By contrast, the youngest woman in Germany's Parliament was 24 when she was elected as a Green Party MP: 

Quote:
Agnieszka Brugger, Student. Born Agnieszka Malczak in Poland February 8 1985, she emigrated with her ​​family to Germany in 1989 and grew up in Dortmund.

Graduated from high school in June 2004 at Mallinckrodt, Dortmund; since October 2004, Master's student in political science, public law and philosophy at the Eberhard Karls University of Tübingen in Baden-Württemberg; since April 2006, fellow of the Heinrich Boell Foundation.

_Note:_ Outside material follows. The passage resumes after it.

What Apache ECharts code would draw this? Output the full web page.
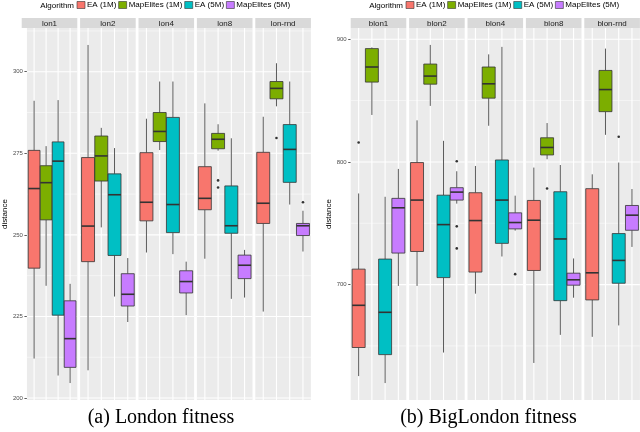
<!DOCTYPE html>
<html>
<head>
<meta charset="utf-8">
<script src="https://cdn.jsdelivr.net/npm/echarts@6/dist/echarts.min.js"></script>
<style>
  html, body { margin: 0; padding: 0; background: #fff; }
  #main { width: 640px; height: 432px; }
</style>
</head>
<body>
<div id="main"></div>
<script>
  var algorithms = ['EA (1M)', 'MapElites (1M)', 'EA (5M)', 'MapElites (5M)'];
  var algColors = ['#F8766D', '#7CAE00', '#00BFC4', '#C77CFF'];

  var londonFacets = ['lon1', 'lon2', 'lon4', 'lon8', 'lon-rnd'];
  var bigLondonFacets = ['blon1', 'blon2', 'blon4', 'blon8', 'blon-rnd'];

  // [lower whisker, q1, median, q3, upper whisker], one row per algorithm
  var lon1 = [[212.1, 239.8, 264.2, 275.9, 291.1], [234.4, 254.6, 266.0, 271.2, 277.2], [206.9, 225.4, 272.6, 278.5, 291.3], [204.6, 209.4, 218.2, 229.8, 235.0]];
  var lon2 = [[208.5, 241.8, 252.7, 273.7, 308.2], [252.3, 266.5, 274.2, 280.3, 282.8], [231.1, 243.7, 262.3, 268.7, 276.6], [223.3, 228.2, 231.8, 238.1, 242.9]];
  var lon4 = [[244.6, 254.3, 260.0, 275.2, 285.6], [276.0, 278.6, 281.7, 287.5, 297.0], [244.1, 250.7, 259.3, 286.0, 297.0], [225.4, 232.2, 235.7, 239.0, 241.8]];
  var lon8 = [[242.7, 257.7, 261.2, 270.9, 290.3], [275.8, 276.4, 279.3, 281.1, 283.9], [230.4, 250.5, 252.8, 265.0, 279.6], [230.8, 236.6, 240.7, 243.8, 245.4]];
  var lonRnd = [[226.5, 253.5, 259.7, 275.3, 286.2], [289.4, 291.7, 294.9, 297.0, 302.6], [259.3, 266.1, 276.2, 283.8, 297.0], [244.9, 249.8, 252.8, 253.5, 257.4]];

  var blon1 = [[625.4, 648.7, 683.1, 712.6, 774.3], [838.3, 865.1, 877.4, 892.4, 893.4], [619.7, 642.9, 677.4, 720.8, 771.6], [698.9, 725.7, 762.6, 770.3, 794.3]];
  var blon2 = [[698.9, 727.0, 768.9, 799.5, 833.9], [845.7, 863.4, 870.0, 879.8, 895.4], [644.6, 705.7, 748.9, 772.9, 817.2], [766.0, 768.9, 775.4, 779.0, 792.4]];
  var blon4 = [[692.6, 710.2, 752.2, 774.9, 796.7], [829.5, 852.0, 863.7, 877.4, 887.7], [722.9, 733.6, 768.9, 801.6, 893.8], [744.0, 745.4, 750.6, 758.5, 772.5]];
  var blon8 = [[636.1, 711.5, 752.5, 768.6, 795.4], [802.2, 805.7, 811.8, 819.7, 831.7], [659.0, 686.9, 737.2, 775.7, 797.5], [689.3, 699.5, 703.9, 709.3, 721.3]];
  var blonRnd = [[657.4, 687.5, 709.6, 778.2, 789.9], [822.1, 841.0, 859.0, 874.6, 892.4], [666.7, 701.1, 719.7, 741.6, 799.5], [730.7, 744.3, 756.6, 764.5, 777.9]];

  // [facet index, algorithm index, value]
  var londonOutliers = [[3, 1, 266.7], [3, 1, 264.5], [4, 1, 279.7], [4, 3, 260.0]];
  var bigLondonOutliers = [[0, 0, 815.9], [1, 3, 800.6], [1, 3, 747.5], [1, 3, 729.5], [2, 3, 708.5], [3, 1, 778.4], [4, 2, 820.5]];

  var londonTicks = [200, 225, 250, 275, 300];
  var londonMinor = [212.5, 237.5, 262.5, 287.5, 312.5];
  var londonRange = [199.4, 313.4];
  var bigLondonTicks = [700, 800, 900];
  var bigLondonMinor = [650, 750, 850];
  var bigLondonRange = [605.9, 909.2];

  var captions = ['(a) London fitness', '(b) BigLondon fitness'];

  var SANS = '"Liberation Sans", Arial, sans-serif';
  var SERIF = '"Liberation Serif", "Times New Roman", serif';

  // layout
  var panelLefts = [21.7, 350.7];
  var captionCenters = [161, 488.5];
  var facetW = 55.6, facetGap = 2.8;
  var plotTop = 28, plotH = 372;
  var stripTop = 18, stripH = 10;

  var panels = [
    { facets: londonFacets, boxes: [lon1, lon2, lon4, lon8, lonRnd], outliers: londonOutliers,
      ticks: londonTicks, minor: londonMinor, range: londonRange },
    { facets: bigLondonFacets, boxes: [blon1, blon2, blon4, blon8, blonRnd], outliers: bigLondonOutliers,
      ticks: bigLondonTicks, minor: bigLondonMinor, range: bigLondonRange }
  ];

  function renderGridLine(params, api) {
    var cs = params.coordSys;
    var kind = api.value(0), v = api.value(1);
    if (kind === 2) {
      var x = api.coord([v, api.value(2)])[0];
      return { type: 'line', shape: { x1: x, y1: cs.y, x2: x, y2: cs.y + cs.height },
        style: { stroke: '#fff', lineWidth: 1.1 } };
    }
    var y = api.coord([1, v])[1];
    return { type: 'line', shape: { x1: cs.x, y1: y, x2: cs.x + cs.width, y2: y },
      style: { stroke: '#fff', lineWidth: kind === 0 ? 1.1 : 0.5 } };
  }

  function renderBox(params, api) {
    var x = api.value(0);
    var lo = api.coord([x, api.value(1)]);
    var q1 = api.coord([x, api.value(2)]);
    var md = api.coord([x, api.value(3)]);
    var q3 = api.coord([x, api.value(4)]);
    var hi = api.coord([x, api.value(5)]);
    var w = api.size([1, 0])[0] * 0.98;
    var cx = lo[0];
    var whisker = { stroke: '#5a5a5a', lineWidth: 1 };
    return {
      type: 'group',
      children: [
        { type: 'line', shape: { x1: cx, y1: hi[1], x2: cx, y2: q3[1] }, style: whisker },
        { type: 'line', shape: { x1: cx, y1: q1[1], x2: cx, y2: lo[1] }, style: whisker },
        { type: 'rect', shape: { x: cx - w / 2, y: q3[1], width: w, height: q1[1] - q3[1] },
          style: { fill: api.visual('color'), stroke: '#333', lineWidth: 0.8 } },
        { type: 'line', shape: { x1: cx - w / 2, y1: md[1], x2: cx + w / 2, y2: md[1] },
          style: { stroke: '#333', lineWidth: 1.6 } }
      ]
    };
  }

  var grids = [], xAxes = [], yAxes = [], series = [], graphics = [], legends = [];

  panels.forEach(function (p, pi) {
    var mid = (p.range[0] + p.range[1]) / 2;
    p.facets.forEach(function (name, fi) {
      var gi = pi * 5 + fi;
      var left = panelLefts[pi] + fi * (facetW + facetGap);
      grids.push({ left: left, top: plotTop, width: facetW, height: plotH, show: true,
        backgroundColor: '#EBEBEB', borderWidth: 0 });
      xAxes.push({ type: 'value', gridIndex: gi, min: 0.4, max: 4.6, show: false });
      yAxes.push({
        type: 'value', gridIndex: gi, min: p.range[0], max: p.range[1],
        name: fi === 0 ? 'distance' : '', nameLocation: 'middle', nameRotate: 90, nameGap: 14,
        nameTextStyle: { fontSize: 8, color: '#000', fontFamily: SANS },
        axisLine: { show: false },
        splitLine: { show: false },
        axisTick: { show: fi === 0, customValues: p.ticks, length: 2.5, lineStyle: { color: '#333', width: 0.8 } },
        axisLabel: { show: fi === 0, customValues: p.ticks, fontSize: 6, color: '#4D4D4D', margin: 4, fontFamily: SANS }
      });

      var lines = [];
      p.ticks.forEach(function (t) { lines.push([0, t, 0]); });
      p.minor.forEach(function (t) { lines.push([1, t, 0]); });
      algorithms.forEach(function (a, ai) { lines.push([2, ai + 1, mid]); });
      series.push({ type: 'custom', xAxisIndex: gi, yAxisIndex: gi, z: 1, silent: true,
        renderItem: renderGridLine, data: lines });

      p.boxes[fi].forEach(function (b, ai) {
        series.push({ type: 'custom', name: algorithms[ai], xAxisIndex: gi, yAxisIndex: gi, z: 3,
          itemStyle: { color: algColors[ai] }, renderItem: renderBox,
          data: [[ai + 1].concat(b)] });
      });

      var outs = p.outliers.filter(function (o) { return o[0] === fi; })
        .map(function (o) { return [o[1] + 1, o[2]]; });
      if (outs.length) {
        series.push({ type: 'scatter', xAxisIndex: gi, yAxisIndex: gi, z: 4, symbolSize: 2.6,
          itemStyle: { color: '#000' }, data: outs });
      }

      graphics.push({ type: 'rect', silent: true, shape: { x: left, y: stripTop, width: facetW, height: stripH },
        style: { fill: '#D9D9D9' } });
      graphics.push({ type: 'text', silent: true, x: left + facetW / 2, y: stripTop + stripH / 2 + 0.5,
        style: { text: name, textAlign: 'center', textVerticalAlign: 'middle', fontSize: 8,
          fontFamily: SANS, fill: '#1A1A1A' } });
    });

    graphics.push({ type: 'text', silent: true, x: panelLefts[pi] + 18.5, y: 5.5,
      style: { text: 'Algorithm', textAlign: 'left', textVerticalAlign: 'middle', fontSize: 8,
        fontFamily: SANS, fill: '#000' } });
    graphics.push({ type: 'text', silent: true, x: captionCenters[pi], y: 418,
      style: { text: captions[pi], textAlign: 'center', textVerticalAlign: 'middle', fontSize: 20,
        fontFamily: SERIF, fill: '#000' } });

    legends.push({ data: algorithms, left: panelLefts[pi] + 55, top: 1, padding: 0, icon: 'rect',
      itemWidth: 8, itemHeight: 7, itemGap: 2, selectedMode: false,
      itemStyle: { borderColor: '#333', borderWidth: 0.6 },
      textStyle: { fontSize: 8, color: '#000', fontFamily: SANS, padding: [0, 0, 0, -3] } });
  });

  var chart = echarts.init(document.getElementById('main'));
  chart.setOption({
    animation: false,
    backgroundColor: '#fff',
    grid: grids,
    xAxis: xAxes,
    yAxis: yAxes,
    legend: legends,
    graphic: graphics,
    series: series
  });
</script>
</body>
</html>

From October 2005 to September 2007 Member of the General Student Committee at the University of Tübingen; October 2005-September 2006 Deputy Chairman of the General Student Committee at the University of Tübingen; October 2006 - September 2007 Member of the Senate of the University of Tübingen; from November 2005 - May 2008 Tübingen County Board member of The Greens: from June 2007 to December 2009 Chair of the Green Youth of Baden-Württemberg; since November 2009 Member of the Green Party Council in Baden-Württemberg.

Since 27 September 2009 Member of the German Bundestag. She was elected as Agnieszka Malczak, but married on 3 December 2011 and was subsequently known as Brugger. On the Bundestag website she calls herself Agnes Brugger.